Journal of the Neurological Sciences
Publication Date
DOI: 10.1016/s0022-510x(03)00215-6
  • Guillain–Barré Syndrome
  • Incidence
  • Bovine Gangliosides
  • Temporal Pattern
  • Biology
  • Medicine


Abstract There have been many reports of cases of Guillain–Barré syndrome (GBS) after therapeutic injection of bovine ganglioside preparations with the result that they were withdrawn in Italy in December 1993. As the relationship between bovine gangliosides and GBS has not yet been established, a further epidemiological investigation in the Local Health District (LHD) of Ferrara, Italy, was carried out in the years 1994–2001 to verify whether the incidence of GBS had changed after ganglioside withdrawal. The other aim of this investigation was to update the incidence of GBS in this area since the two previous investigations we carried out showed an increase in incidence from the years 1981–1987 to the years 1988–1993. The cases of GBS were identified prospectively. To guarantee completeness of case ascertainment, an intensive retrospective survey of all possible sources of cases for the entire study period was performed. The mean annual crude incidence rate in the years 1994–2001 (based on 26 new cases) was 1.97 per 100,000 population (95% CI 1.29–2.89), whereas it had been 1.87 per 100,000 population (95% CI 1.35–2.52) in the years 1981–1993 (based on 43 cases) when gangliosides were available. The age-adjusted rates were almost identical (1.66 and 1.65 per 100,000 population, respectively).

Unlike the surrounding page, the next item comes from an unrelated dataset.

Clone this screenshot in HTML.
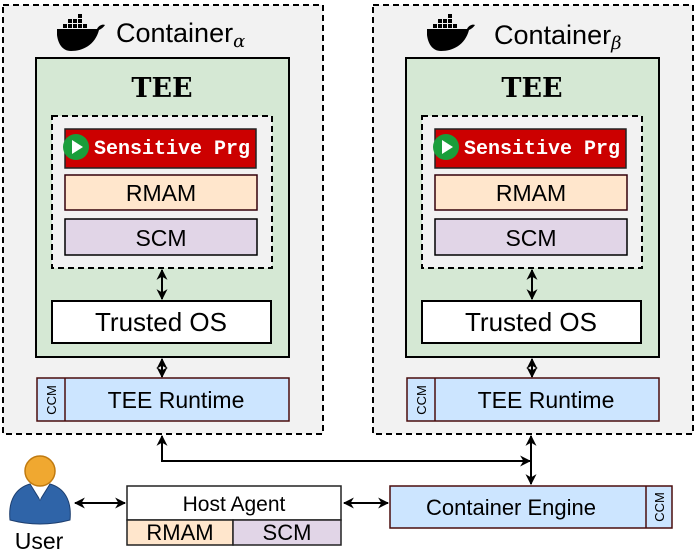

Although ganglioside administration could have triggered, on the basis of an individual susceptibility, an immunologic reaction which produced GBS, the incidence of GBS in the study area did not change after ganglioside withdrawal. In the whole period 1981–2001, a temporal pattern of incidence was reported with an increase towards a peak in 1990–1992 and a progressive decline thereafter. This temporal pattern did not seem related to ganglioside withdrawal, and no definite explanation for it was found which could imply that the disease incidence is less stable than it was deemed.